Problem:
Transcribe all of the material below word for word and leave out its pictures.

Dataset content:

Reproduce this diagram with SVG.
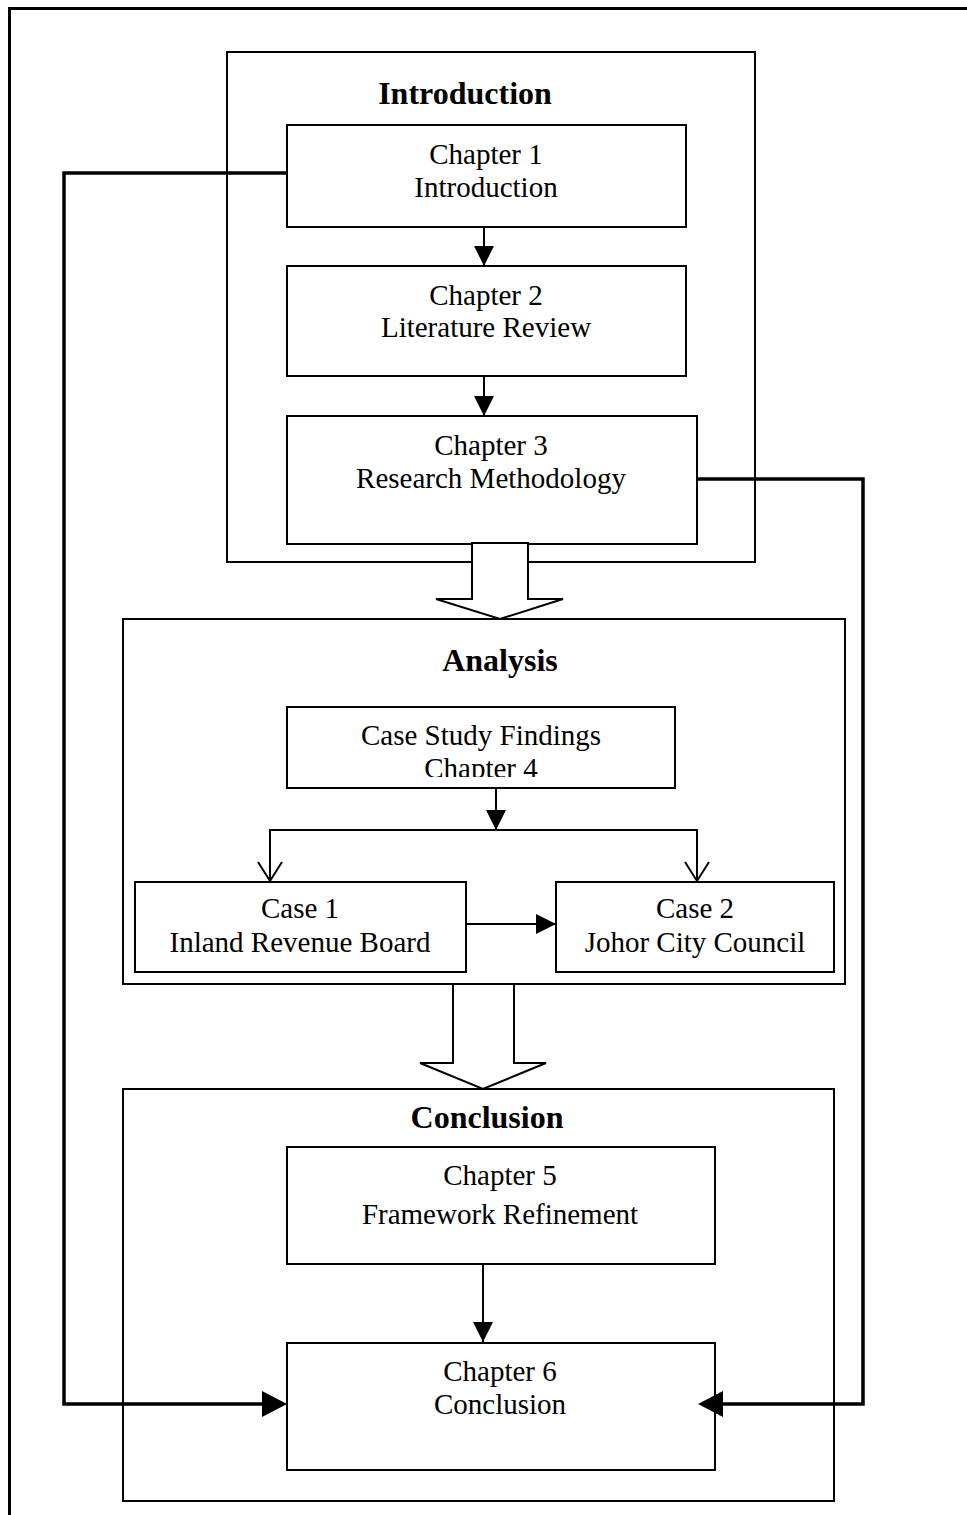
<svg xmlns="http://www.w3.org/2000/svg" width="967" height="1515" viewBox="0 0 967 1515">
<style>
text{font-family:"Liberation Serif","Times New Roman",serif;font-size:29px;fill:#000;text-anchor:middle}
.h{font-weight:bold;font-size:32px}
.box{fill:#fff;stroke:#000;stroke-width:2}
.cont{fill:none;stroke:#000;stroke-width:2}
.thin{fill:none;stroke:#000;stroke-width:2}
.thick{fill:none;stroke:#000;stroke-width:3.5}
.blk{fill:#fff;stroke:#000;stroke-width:2;stroke-linejoin:miter}
</style>
<defs>
<marker id="fa" viewBox="0 0 20 20" refX="20" refY="10" markerWidth="20" markerHeight="20" markerUnits="userSpaceOnUse" orient="auto"><path d="M0,0 L20,10 L0,20 Z" fill="#000"/></marker>
<clipPath id="c4"><rect x="287" y="707" width="388" height="70"/></clipPath>
</defs>
<rect width="967" height="1515" fill="#fff"/>
<rect id="frame" x="9.5" y="8.5" width="1000" height="1600" fill="none" stroke="#000" stroke-width="3"/>

<g id="introduction">
<rect class="cont" x="227" y="52" width="528" height="510"/>
<text class="h" x="465" y="104">Introduction</text>
</g>
<g id="analysis">
<rect class="cont" x="123" y="619" width="722" height="365"/>
<text class="h" x="500" y="671">Analysis</text>
</g>
<g id="conclusion">
<rect class="cont" x="123" y="1089" width="711" height="412"/>
<text class="h" x="487" y="1128">Conclusion</text>
</g>

<g id="ch1"><rect class="box" x="287" y="125" width="399" height="102"/><text x="486" y="164">Chapter 1</text><text x="486" y="197">Introduction</text></g>
<g id="ch2"><rect class="box" x="287" y="266" width="399" height="110"/><text x="486" y="305">Chapter 2</text><text x="486" y="337">Literature Review</text></g>
<g id="ch3"><rect class="box" x="287" y="416" width="410" height="128"/><text x="491" y="455">Chapter 3</text><text x="491" y="488">Research Methodology</text></g>
<g id="ch4"><rect class="box" x="287" y="707" width="388" height="81"/><text x="481" y="745">Case Study Findings</text><text x="481" y="778" clip-path="url(#c4)">Chapter 4</text></g>
<g id="case1"><rect class="box" x="135" y="882" width="331" height="90"/><text x="300" y="918">Case 1</text><text x="300" y="952">Inland Revenue Board</text></g>
<g id="case2"><rect class="box" x="556" y="882" width="278" height="90"/><text x="695" y="918">Case 2</text><text x="695" y="952">Johor City Council</text></g>
<g id="ch5"><rect class="box" x="287" y="1147" width="428" height="117"/><text x="500" y="1185">Chapter 5</text><text x="500" y="1224">Framework Refinement</text></g>
<g id="ch6"><rect class="box" x="287" y="1343" width="428" height="127"/><text x="500" y="1381">Chapter 6</text><text x="500" y="1414">Conclusion</text></g>

<g id="connectors">
<path class="blk" d="M472,543 L528,543 L528,599 L563,599 L500,619 L436,599 L472,599 Z"/>
<path class="blk" d="M453,984 L514,984 L514,1063 L546,1063 L483,1089 L420,1063 L453,1063 Z"/>
<line class="thin" x1="484" y1="227" x2="484" y2="266" marker-end="url(#fa)"/>
<line class="thin" x1="484" y1="376" x2="484" y2="416" marker-end="url(#fa)"/>
<line class="thin" x1="496" y1="788" x2="496" y2="830" marker-end="url(#fa)"/>
<path class="thin" d="M270,881 L270,830 L697,830 L697,881"/>
<path class="thin" d="M258,862 L270,881 L282,862 M685,862 L697,881 L709,862"/>
<line class="thin" x1="466" y1="924" x2="556" y2="924" marker-end="url(#fa)"/>
<line class="thin" x1="483" y1="1264" x2="483" y2="1342" marker-end="url(#fa)"/>
<path class="thick" d="M287,173 L64,173 L64,1404 L264,1404"/>
<path d="M262,1391 L287,1404 L262,1417 Z" fill="#000"/>
<path class="thick" d="M697,479 L863,479 L863,1404 L721,1404"/>
<path d="M723,1391 L698,1404 L723,1417 Z" fill="#000"/>
</g>
</svg>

Written solution:
Reproduce this diagram with SVG.
<svg xmlns="http://www.w3.org/2000/svg" width="967" height="1515" viewBox="0 0 967 1515">
<style>
text{font-family:"Liberation Serif","Times New Roman",serif;font-size:29px;fill:#000;text-anchor:middle}
.h{font-weight:bold;font-size:32px}
.box{fill:#fff;stroke:#000;stroke-width:2}
.cont{fill:none;stroke:#000;stroke-width:2}
.thin{fill:none;stroke:#000;stroke-width:2}
.thick{fill:none;stroke:#000;stroke-width:3.5}
.blk{fill:#fff;stroke:#000;stroke-width:2;stroke-linejoin:miter}
</style>
<defs>
<marker id="fa" viewBox="0 0 20 20" refX="20" refY="10" markerWidth="20" markerHeight="20" markerUnits="userSpaceOnUse" orient="auto"><path d="M0,0 L20,10 L0,20 Z" fill="#000"/></marker>
<clipPath id="c4"><rect x="287" y="707" width="388" height="70"/></clipPath>
</defs>
<rect width="967" height="1515" fill="#fff"/>
<rect id="frame" x="9.5" y="8.5" width="1000" height="1600" fill="none" stroke="#000" stroke-width="3"/>

<g id="introduction">
<rect class="cont" x="227" y="52" width="528" height="510"/>
<text class="h" x="465" y="104">Introduction</text>
</g>
<g id="analysis">
<rect class="cont" x="123" y="619" width="722" height="365"/>
<text class="h" x="500" y="671">Analysis</text>
</g>
<g id="conclusion">
<rect class="cont" x="123" y="1089" width="711" height="412"/>
<text class="h" x="487" y="1128">Conclusion</text>
</g>

<g id="ch1"><rect class="box" x="287" y="125" width="399" height="102"/><text x="486" y="164">Chapter 1</text><text x="486" y="197">Introduction</text></g>
<g id="ch2"><rect class="box" x="287" y="266" width="399" height="110"/><text x="486" y="305">Chapter 2</text><text x="486" y="337">Literature Review</text></g>
<g id="ch3"><rect class="box" x="287" y="416" width="410" height="128"/><text x="491" y="455">Chapter 3</text><text x="491" y="488">Research Methodology</text></g>
<g id="ch4"><rect class="box" x="287" y="707" width="388" height="81"/><text x="481" y="745">Case Study Findings</text><text x="481" y="778" clip-path="url(#c4)">Chapter 4</text></g>
<g id="case1"><rect class="box" x="135" y="882" width="331" height="90"/><text x="300" y="918">Case 1</text><text x="300" y="952">Inland Revenue Board</text></g>
<g id="case2"><rect class="box" x="556" y="882" width="278" height="90"/><text x="695" y="918">Case 2</text><text x="695" y="952">Johor City Council</text></g>
<g id="ch5"><rect class="box" x="287" y="1147" width="428" height="117"/><text x="500" y="1185">Chapter 5</text><text x="500" y="1224">Framework Refinement</text></g>
<g id="ch6"><rect class="box" x="287" y="1343" width="428" height="127"/><text x="500" y="1381">Chapter 6</text><text x="500" y="1414">Conclusion</text></g>

<g id="connectors">
<path class="blk" d="M472,543 L528,543 L528,599 L563,599 L500,619 L436,599 L472,599 Z"/>
<path class="blk" d="M453,984 L514,984 L514,1063 L546,1063 L483,1089 L420,1063 L453,1063 Z"/>
<line class="thin" x1="484" y1="227" x2="484" y2="266" marker-end="url(#fa)"/>
<line class="thin" x1="484" y1="376" x2="484" y2="416" marker-end="url(#fa)"/>
<line class="thin" x1="496" y1="788" x2="496" y2="830" marker-end="url(#fa)"/>
<path class="thin" d="M270,881 L270,830 L697,830 L697,881"/>
<path class="thin" d="M258,862 L270,881 L282,862 M685,862 L697,881 L709,862"/>
<line class="thin" x1="466" y1="924" x2="556" y2="924" marker-end="url(#fa)"/>
<line class="thin" x1="483" y1="1264" x2="483" y2="1342" marker-end="url(#fa)"/>
<path class="thick" d="M287,173 L64,173 L64,1404 L264,1404"/>
<path d="M262,1391 L287,1404 L262,1417 Z" fill="#000"/>
<path class="thick" d="M697,479 L863,479 L863,1404 L721,1404"/>
<path d="M723,1391 L698,1404 L723,1417 Z" fill="#000"/>
</g>
</svg>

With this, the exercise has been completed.